::: INFORMATION PROVIDED :::

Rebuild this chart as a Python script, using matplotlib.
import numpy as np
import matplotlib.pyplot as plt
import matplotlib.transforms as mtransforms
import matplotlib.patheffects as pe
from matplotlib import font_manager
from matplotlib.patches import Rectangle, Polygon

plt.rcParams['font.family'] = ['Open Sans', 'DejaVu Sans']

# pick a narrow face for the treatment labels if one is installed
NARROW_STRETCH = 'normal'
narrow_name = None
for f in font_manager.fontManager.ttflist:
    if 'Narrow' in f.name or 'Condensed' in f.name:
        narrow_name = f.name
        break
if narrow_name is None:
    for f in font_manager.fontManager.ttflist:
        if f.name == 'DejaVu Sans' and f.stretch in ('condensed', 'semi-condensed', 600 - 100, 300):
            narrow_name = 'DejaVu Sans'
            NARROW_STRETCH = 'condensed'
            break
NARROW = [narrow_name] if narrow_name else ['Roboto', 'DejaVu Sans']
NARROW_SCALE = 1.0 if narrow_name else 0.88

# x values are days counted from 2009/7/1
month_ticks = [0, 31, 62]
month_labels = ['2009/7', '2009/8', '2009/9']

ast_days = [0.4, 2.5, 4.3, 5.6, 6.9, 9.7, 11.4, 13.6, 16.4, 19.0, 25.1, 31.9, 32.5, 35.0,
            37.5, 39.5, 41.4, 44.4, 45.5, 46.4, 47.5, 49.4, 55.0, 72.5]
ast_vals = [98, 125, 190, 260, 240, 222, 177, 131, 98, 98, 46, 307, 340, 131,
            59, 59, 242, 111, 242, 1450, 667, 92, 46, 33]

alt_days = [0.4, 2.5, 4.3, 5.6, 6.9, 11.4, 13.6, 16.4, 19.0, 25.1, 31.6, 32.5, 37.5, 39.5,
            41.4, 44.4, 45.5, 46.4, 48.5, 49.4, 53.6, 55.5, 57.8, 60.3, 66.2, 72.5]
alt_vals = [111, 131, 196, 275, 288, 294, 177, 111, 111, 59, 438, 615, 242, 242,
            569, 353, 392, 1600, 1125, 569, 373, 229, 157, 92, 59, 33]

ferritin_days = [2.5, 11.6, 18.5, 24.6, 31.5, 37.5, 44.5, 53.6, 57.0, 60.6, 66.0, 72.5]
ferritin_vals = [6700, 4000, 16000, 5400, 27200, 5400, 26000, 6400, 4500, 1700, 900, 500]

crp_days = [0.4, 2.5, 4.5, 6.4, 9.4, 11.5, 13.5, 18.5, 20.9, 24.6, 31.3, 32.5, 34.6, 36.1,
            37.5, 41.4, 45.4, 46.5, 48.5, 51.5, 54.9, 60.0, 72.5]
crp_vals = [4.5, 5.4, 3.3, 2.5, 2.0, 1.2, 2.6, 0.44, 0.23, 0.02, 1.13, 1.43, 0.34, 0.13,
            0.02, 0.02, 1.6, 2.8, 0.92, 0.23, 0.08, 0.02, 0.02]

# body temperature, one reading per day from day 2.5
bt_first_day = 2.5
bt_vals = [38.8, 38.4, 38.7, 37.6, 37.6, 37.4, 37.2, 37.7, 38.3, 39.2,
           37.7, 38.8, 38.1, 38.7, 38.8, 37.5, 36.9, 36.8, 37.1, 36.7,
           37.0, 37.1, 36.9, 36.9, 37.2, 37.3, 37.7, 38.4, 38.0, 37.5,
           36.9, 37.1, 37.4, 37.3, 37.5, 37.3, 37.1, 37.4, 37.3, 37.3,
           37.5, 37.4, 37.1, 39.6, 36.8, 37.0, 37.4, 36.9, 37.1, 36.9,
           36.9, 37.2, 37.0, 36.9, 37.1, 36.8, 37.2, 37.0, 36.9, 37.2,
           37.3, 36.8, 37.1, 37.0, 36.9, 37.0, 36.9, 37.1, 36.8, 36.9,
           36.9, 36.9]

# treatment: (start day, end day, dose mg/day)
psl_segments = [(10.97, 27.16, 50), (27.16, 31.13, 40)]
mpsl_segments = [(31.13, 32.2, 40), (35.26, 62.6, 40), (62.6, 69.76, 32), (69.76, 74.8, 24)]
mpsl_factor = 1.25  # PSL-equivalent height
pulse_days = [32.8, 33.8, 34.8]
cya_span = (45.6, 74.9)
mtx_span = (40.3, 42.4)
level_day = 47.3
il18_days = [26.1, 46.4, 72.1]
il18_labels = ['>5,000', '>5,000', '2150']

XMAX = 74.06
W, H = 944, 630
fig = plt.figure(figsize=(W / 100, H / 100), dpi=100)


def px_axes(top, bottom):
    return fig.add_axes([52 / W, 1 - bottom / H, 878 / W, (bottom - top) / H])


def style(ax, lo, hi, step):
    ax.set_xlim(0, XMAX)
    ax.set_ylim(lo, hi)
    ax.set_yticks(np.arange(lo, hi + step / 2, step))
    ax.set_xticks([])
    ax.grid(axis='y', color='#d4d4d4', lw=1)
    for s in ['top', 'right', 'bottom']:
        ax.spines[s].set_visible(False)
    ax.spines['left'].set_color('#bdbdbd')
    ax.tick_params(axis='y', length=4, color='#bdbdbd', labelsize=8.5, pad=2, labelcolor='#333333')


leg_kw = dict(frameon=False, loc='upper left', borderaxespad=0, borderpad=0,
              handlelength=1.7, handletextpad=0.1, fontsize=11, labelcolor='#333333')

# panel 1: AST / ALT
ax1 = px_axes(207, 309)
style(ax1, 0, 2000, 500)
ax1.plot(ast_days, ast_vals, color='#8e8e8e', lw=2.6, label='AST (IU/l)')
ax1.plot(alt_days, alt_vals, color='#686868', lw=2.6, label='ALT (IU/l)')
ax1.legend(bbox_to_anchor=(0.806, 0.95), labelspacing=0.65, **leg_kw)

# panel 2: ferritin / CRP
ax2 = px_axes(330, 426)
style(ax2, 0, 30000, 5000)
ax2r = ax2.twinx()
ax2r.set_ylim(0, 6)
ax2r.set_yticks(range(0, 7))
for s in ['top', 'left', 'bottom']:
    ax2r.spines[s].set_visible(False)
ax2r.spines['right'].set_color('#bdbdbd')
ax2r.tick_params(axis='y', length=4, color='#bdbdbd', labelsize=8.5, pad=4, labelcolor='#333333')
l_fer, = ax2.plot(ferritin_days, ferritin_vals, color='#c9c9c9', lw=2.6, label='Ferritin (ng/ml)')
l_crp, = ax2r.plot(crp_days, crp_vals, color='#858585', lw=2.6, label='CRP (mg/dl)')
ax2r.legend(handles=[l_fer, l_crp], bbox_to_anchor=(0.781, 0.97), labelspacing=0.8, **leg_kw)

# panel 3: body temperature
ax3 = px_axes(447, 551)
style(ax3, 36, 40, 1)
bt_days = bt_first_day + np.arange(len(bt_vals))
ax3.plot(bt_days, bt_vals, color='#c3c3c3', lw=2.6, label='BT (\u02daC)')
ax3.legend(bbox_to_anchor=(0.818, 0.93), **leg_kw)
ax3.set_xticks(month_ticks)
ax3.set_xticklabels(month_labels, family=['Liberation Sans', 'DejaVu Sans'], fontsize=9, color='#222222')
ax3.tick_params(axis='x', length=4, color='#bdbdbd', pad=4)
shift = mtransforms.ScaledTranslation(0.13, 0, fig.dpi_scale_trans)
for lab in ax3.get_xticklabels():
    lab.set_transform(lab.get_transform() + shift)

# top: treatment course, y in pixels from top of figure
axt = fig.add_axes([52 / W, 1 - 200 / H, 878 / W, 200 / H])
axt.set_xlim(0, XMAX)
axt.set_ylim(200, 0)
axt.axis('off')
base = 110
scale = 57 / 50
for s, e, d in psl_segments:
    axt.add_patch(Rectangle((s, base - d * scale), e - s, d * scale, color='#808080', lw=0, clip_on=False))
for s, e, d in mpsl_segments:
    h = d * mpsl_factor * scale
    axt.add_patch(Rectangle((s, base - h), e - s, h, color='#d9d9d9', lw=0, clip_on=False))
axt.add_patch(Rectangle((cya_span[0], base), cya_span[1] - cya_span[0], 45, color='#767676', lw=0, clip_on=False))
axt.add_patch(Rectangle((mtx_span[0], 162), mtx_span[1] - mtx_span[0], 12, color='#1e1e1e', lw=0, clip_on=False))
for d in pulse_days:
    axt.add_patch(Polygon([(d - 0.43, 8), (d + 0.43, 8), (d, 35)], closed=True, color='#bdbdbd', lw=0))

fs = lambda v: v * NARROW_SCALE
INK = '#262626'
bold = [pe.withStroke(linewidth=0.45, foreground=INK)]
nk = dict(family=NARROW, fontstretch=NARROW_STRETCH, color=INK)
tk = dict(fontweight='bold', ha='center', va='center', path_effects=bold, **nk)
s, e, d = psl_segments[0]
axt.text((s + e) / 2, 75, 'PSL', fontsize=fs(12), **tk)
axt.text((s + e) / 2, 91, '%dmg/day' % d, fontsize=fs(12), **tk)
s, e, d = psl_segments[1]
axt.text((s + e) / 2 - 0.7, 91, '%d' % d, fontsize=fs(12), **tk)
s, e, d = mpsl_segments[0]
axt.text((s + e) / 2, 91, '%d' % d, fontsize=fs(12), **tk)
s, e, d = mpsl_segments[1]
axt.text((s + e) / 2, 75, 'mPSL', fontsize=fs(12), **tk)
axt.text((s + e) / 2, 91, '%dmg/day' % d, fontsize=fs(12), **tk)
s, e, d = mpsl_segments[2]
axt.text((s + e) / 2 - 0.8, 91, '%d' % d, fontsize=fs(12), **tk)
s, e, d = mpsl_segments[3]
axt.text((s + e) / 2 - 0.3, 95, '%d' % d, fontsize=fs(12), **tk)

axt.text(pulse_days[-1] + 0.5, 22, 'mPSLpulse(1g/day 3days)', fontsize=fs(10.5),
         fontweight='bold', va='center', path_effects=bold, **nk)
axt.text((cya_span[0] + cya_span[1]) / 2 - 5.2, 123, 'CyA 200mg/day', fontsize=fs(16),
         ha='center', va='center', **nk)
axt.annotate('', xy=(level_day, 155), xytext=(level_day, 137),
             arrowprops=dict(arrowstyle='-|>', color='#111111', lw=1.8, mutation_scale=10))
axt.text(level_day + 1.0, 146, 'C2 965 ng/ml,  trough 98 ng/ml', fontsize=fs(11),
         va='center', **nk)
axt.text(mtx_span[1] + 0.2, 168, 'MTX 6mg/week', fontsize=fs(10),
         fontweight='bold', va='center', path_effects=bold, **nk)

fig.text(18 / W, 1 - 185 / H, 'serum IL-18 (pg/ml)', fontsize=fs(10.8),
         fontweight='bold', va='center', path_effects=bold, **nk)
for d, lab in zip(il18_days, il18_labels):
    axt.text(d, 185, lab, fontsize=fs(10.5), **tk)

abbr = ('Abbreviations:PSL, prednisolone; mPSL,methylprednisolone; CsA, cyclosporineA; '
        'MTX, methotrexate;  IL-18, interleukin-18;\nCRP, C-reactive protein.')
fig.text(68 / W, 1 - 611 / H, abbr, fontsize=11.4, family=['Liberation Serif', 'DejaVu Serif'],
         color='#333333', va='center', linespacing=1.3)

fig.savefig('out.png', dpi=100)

:::

* TASK INSTRUCTIONS
Give back exactly the material above from its opening line to the line bearing "month_labels = ['2009/7', '2009/8', '2009/9']".

* TASK ANSWER
Rebuild this chart as a Python script, using matplotlib.
import numpy as np
import matplotlib.pyplot as plt
import matplotlib.transforms as mtransforms
import matplotlib.patheffects as pe
from matplotlib import font_manager
from matplotlib.patches import Rectangle, Polygon

plt.rcParams['font.family'] = ['Open Sans', 'DejaVu Sans']

# pick a narrow face for the treatment labels if one is installed
NARROW_STRETCH = 'normal'
narrow_name = None
for f in font_manager.fontManager.ttflist:
    if 'Narrow' in f.name or 'Condensed' in f.name:
        narrow_name = f.name
        break
if narrow_name is None:
    for f in font_manager.fontManager.ttflist:
        if f.name == 'DejaVu Sans' and f.stretch in ('condensed', 'semi-condensed', 600 - 100, 300):
            narrow_name = 'DejaVu Sans'
            NARROW_STRETCH = 'condensed'
            break
NARROW = [narrow_name] if narrow_name else ['Roboto', 'DejaVu Sans']
NARROW_SCALE = 1.0 if narrow_name else 0.88

# x values are days counted from 2009/7/1
month_ticks = [0, 31, 62]
month_labels = ['2009/7', '2009/8', '2009/9']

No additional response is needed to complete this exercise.